-- start of Material provided --

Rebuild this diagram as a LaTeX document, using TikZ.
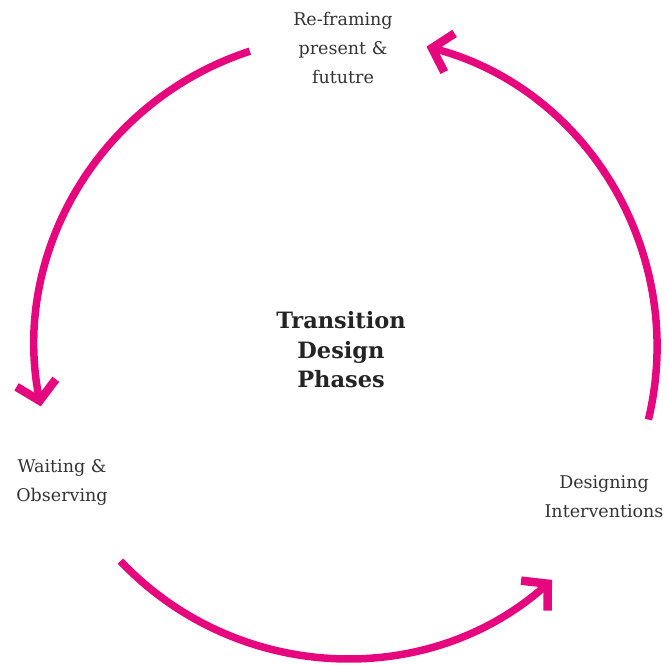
\documentclass[tikz,border=0pt]{standalone}
\usepackage{fontspec}
\setmainfont{DejaVu Serif}
\usetikzlibrary{arrows.meta}
\definecolor{mag}{HTML}{E6077F}
\definecolor{txt}{HTML}{333333}
\tikzset{
  cyc/.style={draw=mag, line width=7.5pt, line cap=butt,
    -{Straight Barb[length=18pt, width=40pt, line width=8.5pt]}},
  lbl/.style={text=txt, align=center, font=\fontsize{17.5}{29}\selectfont, inner sep=0pt},
  ttl/.style={text=txt!70!black, align=center, font=\bfseries\fontsize{22.5}{29.5}\selectfont, inner sep=0pt}
}
\begin{document}
\begin{tikzpicture}[x=1pt,y=-1pt]
\useasboundingbox (0,0) rectangle (668,664);
\coordinate (c) at (346,347);
\node[lbl] (top) at (343,48) {Re-framing\\present \&\\ fututre};
\node[ttl] (mid) at (341,350) {Transition\\Design\\Phases};
\node[lbl] (left) at (62,482) {Waiting \&\\Observing};
\node[lbl] (right) at (604,497) {Designing\\Interventions};
\draw[cyc] ([shift={(-108:311)}]c) arc[start angle=-108, end angle=-191, radius=311];
\draw[cyc] ([shift={(-223.5:311)}]c) arc[start angle=-223.5, end angle=-311.5, radius=311];
\draw[cyc] ([shift={(13.5:311)}]c) arc[start angle=13.5, end angle=-75, radius=311];
\end{tikzpicture}
\end{document}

-- end of Material provided --

Required work - Copy each line above precisely, dropping the pictures.

Result -
Rebuild this diagram as a LaTeX document, using TikZ.
\documentclass[tikz,border=0pt]{standalone}
\usepackage{fontspec}
\setmainfont{DejaVu Serif}
\usetikzlibrary{arrows.meta}
\definecolor{mag}{HTML}{E6077F}
\definecolor{txt}{HTML}{333333}
\tikzset{
  cyc/.style={draw=mag, line width=7.5pt, line cap=butt,
    -{Straight Barb[length=18pt, width=40pt, line width=8.5pt]}},
  lbl/.style={text=txt, align=center, font=\fontsize{17.5}{29}\selectfont, inner sep=0pt},
  ttl/.style={text=txt!70!black, align=center, font=\bfseries\fontsize{22.5}{29.5}\selectfont, inner sep=0pt}
}
\begin{document}
\begin{tikzpicture}[x=1pt,y=-1pt]
\useasboundingbox (0,0) rectangle (668,664);
\coordinate (c) at (346,347);
\node[lbl] (top) at (343,48) {Re-framing\\present \&\\ fututre};
\node[ttl] (mid) at (341,350) {Transition\\Design\\Phases};
\node[lbl] (left) at (62,482) {Waiting \&\\Observing};
\node[lbl] (right) at (604,497) {Designing\\Interventions};
\draw[cyc] ([shift={(-108:311)}]c) arc[start angle=-108, end angle=-191, radius=311];
\draw[cyc] ([shift={(-223.5:311)}]c) arc[start angle=-223.5, end angle=-311.5, radius=311];
\draw[cyc] ([shift={(13.5:311)}]c) arc[start angle=13.5, end angle=-75, radius=311];
\end{tikzpicture}
\end{document}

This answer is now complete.